Quest for Transparency—Building Inspector June 7, 2021
There seems to be a hot topic in Kewaunee’s City government right now. Our building inspector has resigned and his last day will be Friday, June 11th. Now there may be some mixed feelings on this, but I have to say, I have heard more complaints about this man than anything else since I’ve been on council.
The following are actual complaints that I’ve heard from my constituents.
“He charged me $500 and he never inspected anything.”
“Permits have gotten a lot more expensive—is it just to pay the inspector’s full-time salary?”
“He just came into my house without notice—he just walked right in!”
“He says that I’ve got 10 days to fix something or he’ll tear down my home.”
“I’m just trying to fix up some problems in my house and the permits will cost over $1000!”
“He told me to build it this way, and then two weeks later he came back and told me to build it another way.”
People get really hot about this issue. I have heard many people say that they are not fixing their homes because they don’t want to get a permit and have the inspector show up inside their homes. By the way, there is a 2019 ordinance that gives the inspector the right to march into your homes and inspect. And if you stand in his way, he will get a police officer.
In case you don’t quite believe it, here is the exact citing of the ordinance on the city’s website:
Sec. 14-58 Inspection of work.
Powers. The building inspector or an authorized certified agent of the building inspector may, at all reasonable hours, enter upon any public or private premises for inspection purposes. The building inspector may require the production of the permit for any building, plumbing, electrical or heating work. No person shall interfere with or refuse to permit access to any such premises to the building inspector or his/her agent while in the performance of his/her duties. In the event that the building inspector is refused access to any such premises, then the inspector is authorized to apply for a special inspection warrant pursuant to Wis. Stats. 66.0119 or subsequent amended section.
I don’t know about you, but that made a lot of people think twice about doing projects in their homes, especially with the reputation of this current building inspector.
But now he has quit to work somewhere else. So the question is, what should the city do now about a building inspector? I think that it would be helpful to lower the temperature of the town with some careful consideration and thoughts on what we feel is the proper role of a building inspector. Do we really want to take over people’s homes? What specific qualifications should he or she have, such as knowledge of electricity, plumbing, heating and general construction? Is the permit fee primarily a money-making revenue for the city? Or is it just to offset the cost of the full-time inspector? Do we need to hire a few part-time people with different skills sets?

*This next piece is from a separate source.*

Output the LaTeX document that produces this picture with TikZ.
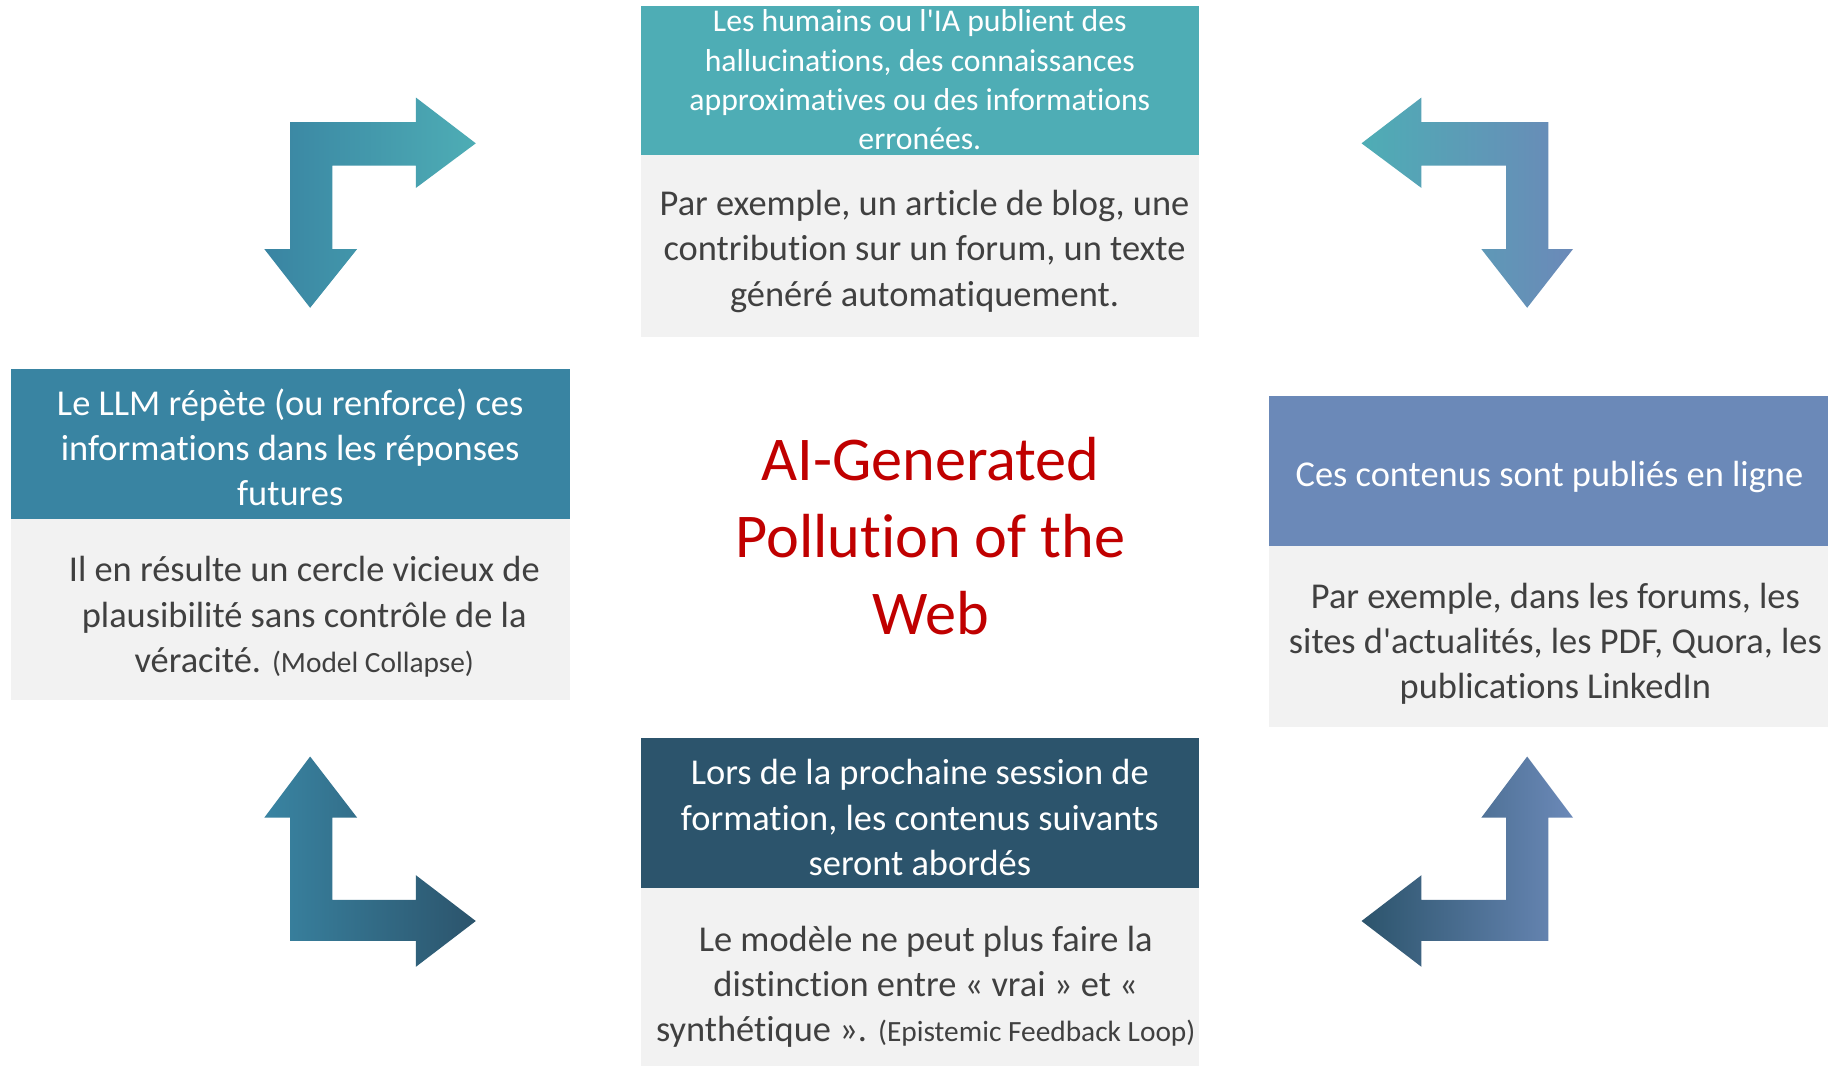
\documentclass[tikz,border=0pt]{standalone}
\usepackage{fontspec}
\setmainfont{Carlito}[Ligatures={TeXOff,NoCommon}]
\definecolor{cTeal}{RGB}{78,173,181}
\definecolor{cBlue}{RGB}{57,132,162}
\definecolor{cSlate}{RGB}{107,137,184}
\definecolor{cNavy}{RGB}{44,84,108}
\definecolor{cGray}{RGB}{242,242,242}
\definecolor{cText}{RGB}{64,64,64}
\definecolor{cRed}{RGB}{192,0,0}
\begin{document}
\begin{tikzpicture}[x=1pt,y=-1pt,
  hdtext/.style={text=white,align=center,inner sep=0pt,font={\fontsize{31}{38.5}\selectfont}},
  hdsmall/.style={text=white,align=center,inner sep=0pt,font={\fontsize{27}{33.5}\selectfont}},
  bodytext/.style={text=cText,align=center,inner sep=0pt,font={\fontsize{31}{38.5}\selectfont}},
  titletext/.style={text=cRed,align=center,inner sep=0pt,font={\fontsize{53}{65.5}\selectfont}}]
\useasboundingbox (0,0) rectangle (1568,907);
\fill[white] (0,0) rectangle (1568,907);
\newcommand{\smalltxt}[1]{{\fontsize{25}{38.5}\selectfont #1}}

% top box
\fill[cTeal] (546,5) rectangle (1021,132);
\fill[cGray] (546,132) rectangle (1021,287);
\node[hdsmall] (tophead) at (783,68) {Les humains ou l'IA publient des\\hallucinations, des connaissances\\approximatives ou des informations\\erronées.};
\node[bodytext] (topbody) at (787,214) {Par exemple, un article de blog, une\\contribution sur un forum, un texte\\généré automatiquement.};

% left box
\fill[cBlue] (9,314) rectangle (485,442);
\fill[cGray] (9,442) rectangle (485,596);
\node[hdtext] (lefthead) at (247,381) {Le LLM répète (ou renforce) ces\\informations dans les réponses\\futures};
\node[bodytext] (leftbody) at (259,525) {Il en résulte un cercle vicieux de\\plausibilité sans contrôle de la\\véracité. \smalltxt{(Model Collapse)}};

% right box
\fill[cSlate] (1080,337) rectangle (1556,465);
\fill[cGray] (1080,465) rectangle (1556,619);
\node[hdtext] (righthead) at (1319,406) {Ces contenus sont publiés en ligne};
\node[bodytext] (rightbody) at (1324,548) {Par exemple, dans les forums, les\\sites d'actualités, les PDF, Quora, les\\publications LinkedIn};

% bottom box
\fill[cNavy] (546,628) rectangle (1021,756);
\fill[cGray] (546,756) rectangle (1021,907);
\node[hdtext] (bothead) at (783,696) {Lors de la prochaine session de\\formation, les contenus suivants\\seront abordés};
\node[bodytext] (botbody) at (788,840) {Le modèle ne peut plus faire la\\distinction entre « vrai » et «\\synthétique ». \smalltxt{(Epistemic Feedback Loop)}};

% title
\node[titletext] (title) at (792,456) {AI-Generated\\Pollution of the\\Web};

% arrows
\shade[left color=cBlue,right color=cTeal]
  (247,104) -- (354,104) -- (354,83) -- (405,122) -- (354,160) -- (354,141)
  -- (283,141) -- (283,212) -- (304,212) -- (264,262) -- (225,212) -- (247,212) -- cycle;
\shade[left color=cTeal,right color=cSlate]
  (1318,104) -- (1210,104) -- (1210,83) -- (1159,122) -- (1210,160) -- (1210,141)
  -- (1282,141) -- (1282,212) -- (1261,212) -- (1300,262) -- (1339,212) -- (1318,212) -- cycle;
\shade[left color=cBlue,right color=cNavy]
  (247,801) -- (354,801) -- (354,823) -- (405,784) -- (354,745) -- (354,766)
  -- (283,766) -- (283,696) -- (304,696) -- (264,644) -- (225,696) -- (247,696) -- cycle;
\shade[left color=cNavy,right color=cSlate]
  (1318,801) -- (1210,801) -- (1210,823) -- (1159,784) -- (1210,745) -- (1210,766)
  -- (1282,766) -- (1282,696) -- (1261,696) -- (1300,644) -- (1339,696) -- (1318,696) -- cycle;
\end{tikzpicture}
\end{document}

I’m very aware that there are many things to consider, and I’m not a builder of any sort. I would just like the citizens in Kewaunee to feel like they can get work done on their homes without feeling monetarily gauged with the fees or terrorized with the heavy-handed approach of this current inspector. Ideally, the building inspector should at least produce helpful guidance on the correct way to maintain/build a home and should also confirm that a contractor is doing a good job.
I would really love to hear your feedback. I think this is an opportunity to turn our small town back into a happy place, where we all help each other out and building inspection is a helpful service, not a threat.